3096 giorni: dalla tragedia al libro al film

IERI LA PREMIERE DEL LUNGOMETRAGGIO CHE RACCONTA LA PRIGLIONIA DI NATASCHA KAMPUSCH

Ieri a Vienna l’anteprima mondiale di 3096 giorni, film basato sull’autobiografia, tradotta poi in sceneggiatura da Bernd Eichinger (morto durante la scrittura) e  Ruth Toma, che ha finito il lavoro con la regista Sherry Hormann e il marito e cameraman, Mario Ballhaus.

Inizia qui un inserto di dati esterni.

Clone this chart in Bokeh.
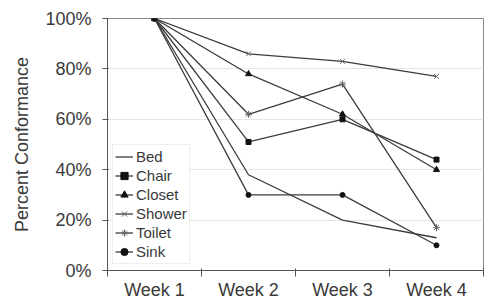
from bokeh.plotting import figure
from bokeh.embed import file_html
from bokeh.resources import INLINE
from bokeh.models import FixedTicker, Range1d

weeks = ["Week 1", "Week 2", "Week 3", "Week 4"]
bed = [100, 38, 20, 13]
chair = [100, 51, 60, 44]
closet = [100, 78, 62, 40]
shower = [100, 86, 83, 77]
toilet = [100, 62, 74, 17]
sink = [100, 30, 30, 10]
y_ticks = [0, 20, 40, 60, 80, 100]

xs = [i + 0.5 for i in range(len(weeks))]

FONT = "Liberation Sans"
TXT = "#3a3a3a"
LINE = "#3c3c3c"

p = figure(width=488, height=304, output_backend="svg", toolbar_location=None,
           x_range=Range1d(0, len(weeks)), y_range=Range1d(0, 100),
           min_border_left=107, min_border_right=5, min_border_top=18, min_border_bottom=34)

p.outline_line_color = "#8a8a8a"
p.outline_line_width = 1

series = [("Bed", bed, None), ("Chair", chair, "square"), ("Closet", closet, "triangle"),
          ("Shower", shower, "x"), ("Toilet", toilet, "asterisk"), ("Sink", sink, "circle")]

for name, ys, marker in series:
    p.line(xs, ys, line_color=LINE, line_width=1.3, legend_label=name)
    if marker is not None:
        if marker in ("x", "asterisk"):
            p.scatter(xs, ys, marker=marker, size=7, line_color="#666666", fill_color=None,
                      line_width=1, legend_label=name)
        else:
            size = 6 if marker == "triangle" else 5
            p.scatter(xs, ys, marker=marker, size=size, line_color="#111111",
                      fill_color="#111111", legend_label=name)

# x axis
p.xaxis.ticker = FixedTicker(ticks=xs, minor_ticks=list(range(len(weeks) + 1)))
p.xaxis.major_label_overrides = {x: w for x, w in zip(xs, weeks)}
p.xaxis.major_tick_out = 0
p.xaxis.major_tick_in = 0
p.xaxis.minor_tick_out = 6
p.xaxis.minor_tick_in = 2
p.xaxis.minor_tick_line_color = "#555555"
p.xaxis.axis_line_color = "#555555"
p.xaxis.major_label_standoff = 3
p.xaxis.major_label_text_font = FONT
p.xaxis.major_label_text_font_size = "18px"
p.xaxis.major_label_text_color = TXT
p.xgrid.grid_line_color = None

# y axis
p.yaxis.ticker = FixedTicker(ticks=y_ticks, minor_ticks=[])
p.yaxis.major_label_overrides = {t: f"{t}%" for t in y_ticks}
p.yaxis.major_tick_out = 5
p.yaxis.major_tick_in = 1
p.yaxis.major_tick_line_color = "#555555"
p.yaxis.axis_line_color = "#555555"
p.yaxis.major_label_standoff = 11
p.yaxis.major_label_text_font = FONT
p.yaxis.major_label_text_font_size = "18px"
p.yaxis.major_label_text_color = TXT
p.yaxis.axis_label = "Percent Conformance"
p.yaxis.axis_label_text_font = FONT
p.yaxis.axis_label_text_font_size = "18px"
p.yaxis.axis_label_text_font_style = "normal"
p.yaxis.axis_label_text_color = TXT
p.yaxis.axis_label_standoff = 10
p.ygrid.grid_line_color = "#e6e6e6"
p.ygrid.grid_line_width = 1

lg = p.legend[0]
lg.location = (5, 6)
lg.label_text_font = FONT
lg.label_text_font_size = "15px"
lg.label_text_color = TXT
lg.glyph_width = 18
lg.glyph_height = 19
lg.label_height = 19
lg.label_standoff = 3
lg.spacing = 0
lg.padding = 2
lg.margin = 0
lg.border_line_color = "#dddddd"
lg.background_fill_alpha = 1

open("out.html", "w").write(file_html(p, INLINE))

Fra i primi ad arrivare sul red carpet del Cineplexx i protagonisti del film: Antonia Campbell-Hughes, che interpreta la ragazza sequestrata, e il danese Thure Lindhardt nei panni del maniaco Wolfgang Priklopil e la regista Sherry Hormann. “È stata una sfida e molto difficile lanciarsi nel ruolo”, ha detto la Campbell-Hughes, che non aveva mai incontrato prima nè visto la Kampusch che invece è arrivata con un’ora e mezzo di ritardo vestita di uno sguardo indecifrabile, abito nero lungo con ricami rossi, coprispalle scuro runa sciarpa colorata al collo. 

La 25enne ha sorriso alle macchine fotografiche della stampa di Germania, Francia, Svizzera, Croazia, Ungheria e Spagna, oltre naturalmente a quella austriaca. Spesso è stata sorpresa mentre faceva un espiro profondo. E alle domande dei giornalisti non ha voluto rispondere.

Moltissimi i volti noti in sala tra politici, sportivi e personaggi mediatici attirati dalla pellicola che mostra nella sua crudezza una vera e propria tragedia umana da finale già noto: dopo 3096 giorni in prigionia, in una cella di due metri per tre, lo scantinato nella casa di Prikopil alla periferia di Vienna, Natascha riuscì a liberarsi da sola nell’agosto del 2006. Poche ore dopo la sua liberazione, Prikopil si suicidò gettandosi sotto un treno. Dubbi su come andarono veramente le cose, e sulla possibile esistenza di un complice quando la piccola, il 2 marzo 1998, fu rapita mentre si stava recando a scuola, hanno accompagnato per anni le indagini, senza però svolte clamorose.

Il motivo del rapimento viene spiegato nel film. In uno dei dialoghi Natascha sul letto chiede al suo rapitore: “Perché hai scelto me?” lui risponde “Ti avevo visto sorridere”. Niente di più semplice. Niente di più terribile.